To protect users, smartphone makers limit the number of fingerprint attempts that can be made before defaulting to a password request. But what if somebody has captured your fingerprint and isn’t relying on chance to fool the sensor? Device makers are keen to talk up the fact that biometric data never leaves the hardware, but users touch other surfaces all the time, leaving potential clues that suitably motivated adversaries could grab.

More than 20 years ago, researchers showed that a replica fingertip made out of gelatin patterned using glass-gathered fingerprints (that had been photographed and etched into a copper mold) could be sufficient to fool some sensors. More recently, in 2013, security researcher Jan Krissler further raised awareness by showing how a smudge on a mobile phone could be enough to betray a user’s biometric details and gain access via the fingerprint sensor – if armed with some wood glue and conductive carbon powder. It’s another reason to keep your devices close to hand, but what about fingerprints left on view in public?

Found objects

In 2014, Krissler famously recreated the fingerprint of the then German defense minister and now president of the European Commission – Ursula von der Leyen, by snapping pictures of the politician’s thumb at a press event. The stunt drew attention to the fact that while biometrics may be unique, or at least rare, they are not necessarily secret. All this explains why they don’t make a perfect replacement for passwords, despite the convenience of doing so. And, if you weren’t already convinced, security researchers provided a reminder in 2020 when an industry team showed that it was possible to defeat biometric locks integrated into laptops between 60% and 95% of the time, depending on how the fingerprint had been obtained.

Other biometric setups are vulnerable too. Iris cameras have been fooled with photographs; so have facial recognition systems – as Dutch Consumer group Consumenten Bond showed in 2019 (26 out of 60 smartphones tested could be unlocked with a good quality portrait photograph of the user, according to its findings). And if fingerprints left in public pose an issue, then facial images are going to be even harder, if not impossible, to constrain given their availability on the internet thanks to the boom in social media.

Raising the bar

Not all devices are so easy to fool. Apple writes that its Face ID algorithm is based on a ‘randomized sequence of 2D images and depth map captures’ to help combat digital and physical spoofs. But it’s still vulnerable to individuals who look alike and won’t stop criminals from turning the phone on their owners if they are unfortunate enough to be victims of crime.

And then there’s artificial intelligence, whose appetite for learning holds no bounds.
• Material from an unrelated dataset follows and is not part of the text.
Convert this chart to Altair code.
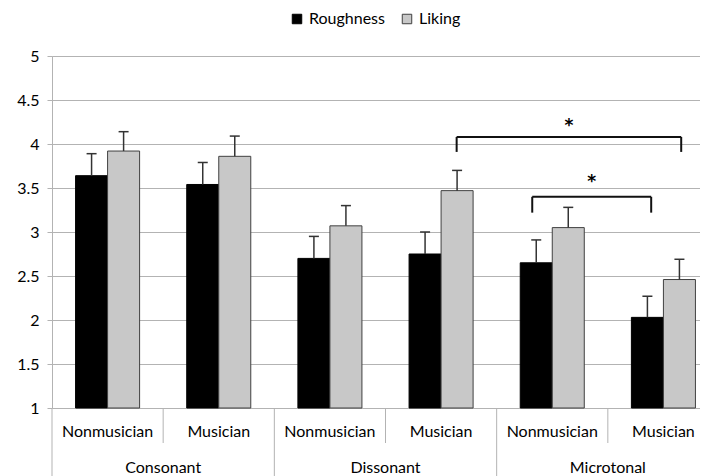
import altair as alt
import pandas as pd

# ---- data ----
categories = ["Consonant", "Dissonant", "Microtonal"]
participants = ["Nonmusician", "Musician"]
series = ["Roughness", "Liking"]
roughness = [3.64, 3.54, 2.70, 2.75, 2.65, 2.03]
roughness_err = [0.25, 0.25, 0.25, 0.25, 0.26, 0.24]
liking = [3.92, 3.86, 3.07, 3.47, 3.05, 2.46]
liking_err = [0.22, 0.23, 0.23, 0.23, 0.23, 0.23]
y_ticks = [1, 1.5, 2, 2.5, 3, 3.5, 4, 4.5, 5]
# significance brackets (x in group units, y in rating units)
bracket_x1 = [3.64, 4.32]
bracket_x2 = [5.66, 5.39]
bracket_y = [4.08, 3.40]
bracket_drop = [3.91, 3.22]
bracket_star_y = [4.24, 3.60]

# ---- styling constants ----
FONT = "Lato"
FS = 16
BW = 0.288      # bar width in group units
CAP = 0.045     # half cap width in group units
W, H = 648, 352

rows = []
for i in range(6):
    c = i + 0.5
    rows.append(dict(series="Roughness", x1=c - BW, x2=c, xc=c - BW / 2,
                     value=roughness[i], top=roughness[i] + roughness_err[i]))
    rows.append(dict(series="Liking", x1=c, x2=c + BW, xc=c + BW / 2,
                     value=liking[i], top=liking[i] + liking_err[i]))
df = pd.DataFrame(rows)
df["cap1"] = df["xc"] - CAP
df["cap2"] = df["xc"] + CAP

xscale = alt.Scale(domain=[0, 6], range=[0, 667], nice=False, zero=False)
yscale = alt.Scale(domain=[1, 5], nice=False, zero=False)

bars = alt.Chart(df).mark_bar(strokeWidth=1).encode(
    x=alt.X("x1:Q", scale=xscale, axis=None),
    x2="x2:Q",
    y=alt.Y("value:Q", scale=yscale, title=None,
            axis=alt.Axis(values=y_ticks, labelExpr="'' + datum.value",
                          grid=True, gridColor="#b3b3b3", gridWidth=1,
                          domainColor="#b3b3b3", tickColor="#b3b3b3",
                          tickSize=5, labelPadding=8, labelFontSize=FS,
                          labelFont=FONT, labelColor="#000000")),
    y2=alt.datum(1),
    color=alt.Color("series:N", scale=alt.Scale(domain=series, range=["#000000", "#c8c8c8"]),
                    title=None,
                    legend=alt.Legend(orient="none", legendX=237, legendY=-45,
                                      direction="horizontal", symbolType="square",
                                      symbolSize=90, labelFontSize=FS, labelFont=FONT,
                                      labelColor="#000000", columnPadding=14,
                                      labelOffset=4, symbolStrokeWidth=1,
                                      labelLimit=200)),
    stroke=alt.Stroke("series:N", scale=alt.Scale(domain=series, range=["#000000", "#404040"]),
                      title=None),
)

err_line = alt.Chart(df).mark_rule(color="#333333", strokeWidth=1.5).encode(
    x=alt.X("xc:Q", scale=xscale), y=alt.Y("value:Q", scale=yscale), y2="top:Q")
err_cap = alt.Chart(df).mark_rule(color="#333333", strokeWidth=1.5).encode(
    x=alt.X("cap1:Q", scale=xscale), x2="cap2:Q", y=alt.Y("top:Q", scale=yscale))

# brackets
br = pd.DataFrame(dict(x1=bracket_x1, x2=bracket_x2, y=bracket_y, drop=bracket_drop,
                       star=bracket_star_y))
br["mid"] = (br["x1"] + br["x2"]) / 2
br["label"] = "*"
drops = pd.concat([
    pd.DataFrame(dict(x=br["x1"], y=br["y"], drop=br["drop"])),
    pd.DataFrame(dict(x=br["x2"], y=br["y"], drop=br["drop"])),
])
br_h = alt.Chart(br).mark_rule(color="#111111", strokeWidth=2).encode(
    x=alt.X("x1:Q", scale=xscale), x2="x2:Q", y=alt.Y("y:Q", scale=yscale))
br_v = alt.Chart(drops).mark_rule(color="#111111", strokeWidth=2).encode(
    x=alt.X("x:Q", scale=xscale), y=alt.Y("y:Q", scale=yscale), y2="drop:Q")
stars = alt.Chart(br).mark_text(fontSize=17, font="DejaVu Sans", fontWeight="bold",
                                color="#000000", baseline="middle", dy=3).encode(
    x=alt.X("mid:Q", scale=xscale), y=alt.Y("star:Q", scale=yscale), text="label:N")

# two-level category axis
sep = pd.DataFrame(dict(pos=list(range(7)),
                        major=[i % 2 == 0 for i in range(7)]))
sep_minor = alt.Chart(sep[~sep["major"]]).mark_rule(color="#b3b3b3", strokeWidth=1).encode(
    x=alt.X("pos:Q", scale=xscale), y=alt.value(H), y2=alt.value(H + 35))
sep_major = alt.Chart(sep[sep["major"]]).mark_rule(color="#b3b3b3", strokeWidth=1).encode(
    x=alt.X("pos:Q", scale=xscale), y=alt.value(H), y2=alt.value(H + 80))

lab1 = pd.DataFrame(dict(pos=[i + 0.5 for i in range(6)],
                         label=[participants[i % 2] for i in range(6)]))
lab2 = pd.DataFrame(dict(pos=[2 * j + 1 for j in range(3)], label=categories))
t1 = alt.Chart(lab1).mark_text(fontSize=FS, font=FONT, color="#000000", baseline="middle").encode(
    x=alt.X("pos:Q", scale=xscale), y=alt.value(H + 24), text="label:N")
t2 = alt.Chart(lab2).mark_text(fontSize=FS, font=FONT, color="#000000", baseline="middle").encode(
    x=alt.X("pos:Q", scale=xscale), y=alt.value(H + 60), text="label:N")

chart = alt.layer(bars, err_line, err_cap, br_h, br_v, stars,
                  sep_minor, sep_major, t1, t2).properties(
    width=W, height=H,
    autosize=alt.AutoSizeParams(type="none"),
    padding={"left": 44, "top": 48, "right": 0, "bottom": 68},
).configure_view(stroke=None).configure(background="white")

chart.save("out.html", embed_options={"renderer": "svg", "actions": False})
Presenting their work at the ‘IEEE 9th International Conference on Biometrics Theory, Applications and Systems’, security experts based at universities in the US, showed how so-called ‘deep master prints’ – biometric-like images that fortuitously match a large number of other fingerprint-based data – could undermine identity verification [PDF].

What’s become clear is that biometric data is far from being the security rock that many choose to believe. As far back as 2016, global standards-setting giant ISO published a framework for biometric presentation attack detection, acknowledging that, “Biometric data can be easily obtained directly from a person, online, or through existing databases and then used to create spoofs (or fakes) to mount an attack.”

The cornerstones of authentication haven’t changed – namely, the use of ‘something you know’, ‘something you have’, and ’something you are’. But relying on a single factor alone, rather than at least two factors (see NIST’s Digital Identity Guidelines SP-800-63-3 [PDF] ) – especially one that comes with some notable limitations, is leaving some users exposed.